# Problem description
Copy every line from the records below that holds the word "React".

# Source records
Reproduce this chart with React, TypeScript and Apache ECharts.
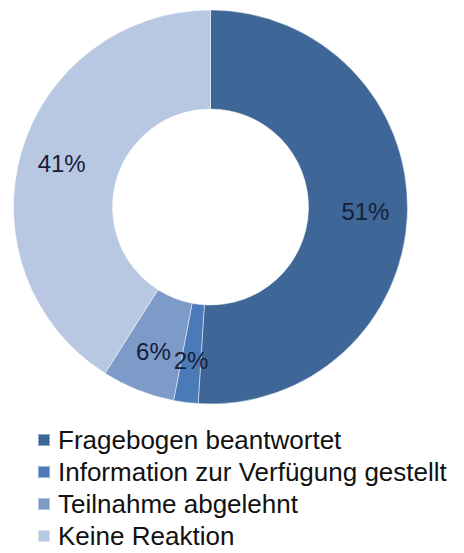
import React, { useEffect, useRef } from "react";
import * as echarts from "echarts";

const categories = [
  "Fragebogen beantwortet",
  "Information zur Verfügung gestellt",
  "Teilnahme abgelehnt",
  "Keine Reaktion",
];
const values = [51, 2, 6, 41];
const colors = ["#3E6697", "#4A7BB8", "#7C9BC8", "#B8C8E2"];

const CX = 210.5;
const CY = 207;
const R0 = 98;
const R1 = 197;
const LABEL_R = 155;

const LEGEND_TOP = 427;
const LEGEND_STEP = 32;

const legendBase = {
  orient: "vertical",
  left: 37,
  padding: 0,
  itemWidth: 12,
  itemHeight: 12,
  icon: "rect",
  selectedMode: false,
  textStyle: {
    fontFamily: "Liberation Sans, Arial, sans-serif",
    fontSize: 26,
    color: "#111",
    lineHeight: 26,
    padding: [0, 0, 0, 3],
  },
};

export default function App() {
  const ref = useRef<HTMLDivElement>(null);
  useEffect(() => {
    if (!ref.current) return;
    const chart = echarts.init(ref.current, undefined, { renderer: "svg" });
    chart.setOption({
      animation: false,
      color: colors,
      legend: categories.map((name, i) => ({
        ...legendBase,
        top: LEGEND_TOP + i * LEGEND_STEP,
        data: [name],
      })),
      series: [
        {
          type: "pie",
          center: [CX, CY],
          radius: [R0, R1],
          startAngle: 90,
          clockwise: true,
          avoidLabelOverlap: false,
          itemStyle: { borderColor: "rgba(255,255,255,0.45)", borderWidth: 1 },
          label: {
            show: true,
            position: "inside",
            formatter: "{c}%",
            fontFamily: "Liberation Sans, Arial, sans-serif",
            fontSize: 24,
            color: "#15203a",
          },
          labelLayout: (params: any) => {
            const r = params.labelRect;
            const mx = r.x + r.width / 2;
            const my = r.y + r.height / 2;
            const dx = mx - CX;
            const dy = my - CY;
            const d = Math.sqrt(dx * dx + dy * dy) || 1;
            const k = LABEL_R / d;
            return {
              x: CX + dx * k,
              y: CY + dy * k,
              align: "center",
              verticalAlign: "middle",
            };
          },
          emphasis: { disabled: true },
          data: categories.map((name, i) => ({ name, value: values[i] })),
        },
      ],
    });
    return () => chart.dispose();
  }, []);
  return (
    <div
      ref={ref}
      style={{ position: "fixed", left: 0, top: 0, width: 464, height: 553, background: "#fff" }}
    />
  );
}
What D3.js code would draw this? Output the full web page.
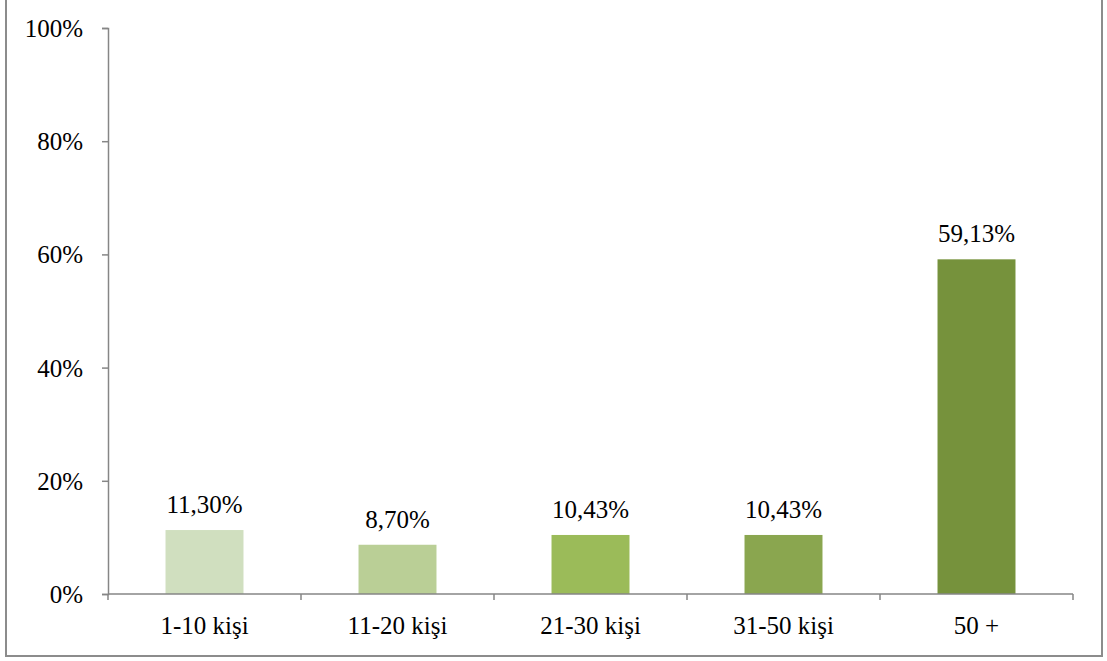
<!DOCTYPE html>
<html><head><meta charset="utf-8">
<script src="https://cdn.jsdelivr.net/npm/d3@7"></script>
<style>body{margin:0;background:#fff}svg{display:block}text{font-family:"Liberation Serif","Times New Roman",serif;fill:#000}</style>
</head><body>
<svg id="c" width="1107" height="661"></svg>
<script>
const categories = ["1-10 kişi","11-20 kişi","21-30 kişi","31-50 kişi","50 +"];
const values = [11.30, 8.70, 10.43, 10.43, 59.13];
const valueLabels = ["11,30%","8,70%","10,43%","10,43%","59,13%"];
const yTicks = [0,20,40,60,80,100];
const colors = ["#d0dfbf","#bacf96","#9bbb59","#8aa64f","#76923c"];

const svg = d3.select("#c");
// outer border
svg.append("rect").attr("x",6).attr("y",-2).attr("width",1096).attr("height",658)
  .attr("fill","none").attr("stroke","#8c8c8c").attr("stroke-width",2);

const x = d3.scaleBand().domain(categories).range([108,1073]).paddingInner(0.596).paddingOuter(0.298);
const y = d3.scaleLinear().domain([0,100]).range([594,28]);

const axisColor = "#868686";
// y axis
const ya = svg.append("g").attr("transform","translate(108,0)")
  .call(d3.axisLeft(y).tickValues(yTicks).tickFormat(d=>d+"%").tickSize(6).tickPadding(19));
ya.select(".domain").attr("stroke",axisColor).attr("stroke-width",1.5);
ya.selectAll(".tick line").attr("stroke",axisColor).attr("stroke-width",1.5);
ya.selectAll(".tick text").attr("font-size",25).attr("font-family","Liberation Serif").attr("dy","0.34em");

// bars
svg.selectAll("rect.bar").data(values).enter().append("rect").attr("class","bar")
  .attr("x",(d,i)=>x(categories[i])).attr("width",x.bandwidth())
  .attr("y",d=>y(d)).attr("height",d=>y(0)-y(d))
  .attr("fill",(d,i)=>colors[i]);

// x axis
const xa = svg.append("g").attr("transform","translate(0,594)");
xa.append("line").attr("x1",108).attr("x2",1073).attr("stroke",axisColor).attr("stroke-width",1.5);
const step = x.step();
const bounds = d3.range(categories.length+1).map(i=>108+i*(1073-108)/categories.length);
xa.selectAll("line.t").data(bounds).enter().append("line").attr("class","t")
  .attr("x1",d=>d).attr("x2",d=>d).attr("y1",0).attr("y2",6)
  .attr("stroke",axisColor).attr("stroke-width",1.5);
xa.selectAll("text").data(categories).enter().append("text")
  .attr("x",d=>x(d)+x.bandwidth()/2).attr("y",40)
  .attr("text-anchor","middle").attr("font-size",25).text(d=>d);

// value labels
svg.selectAll("text.vl").data(values).enter().append("text").attr("class","vl")
  .attr("x",(d,i)=>x(categories[i])+x.bandwidth()/2).attr("y",d=>y(d)-17)
  .attr("text-anchor","middle").attr("font-size",25).text((d,i)=>valueLabels[i]);
</script>
</body></html>
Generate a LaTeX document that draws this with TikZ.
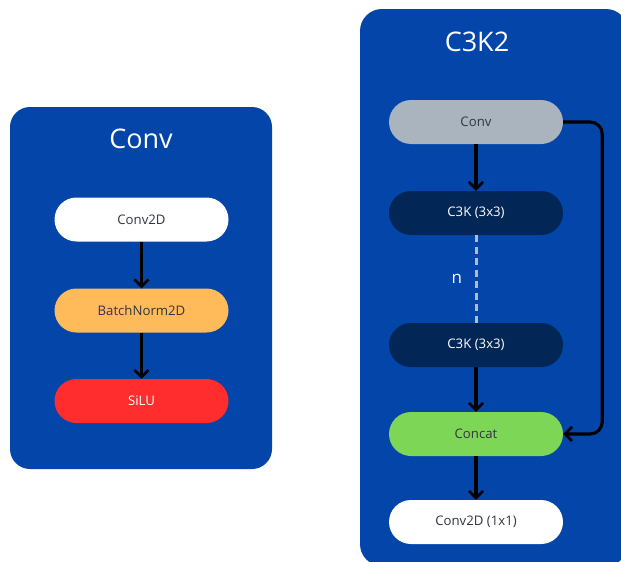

# Response for this exercise
Reproduce this chart with React, TypeScript and Apache ECharts.
import React, { useEffect, useRef } from "react";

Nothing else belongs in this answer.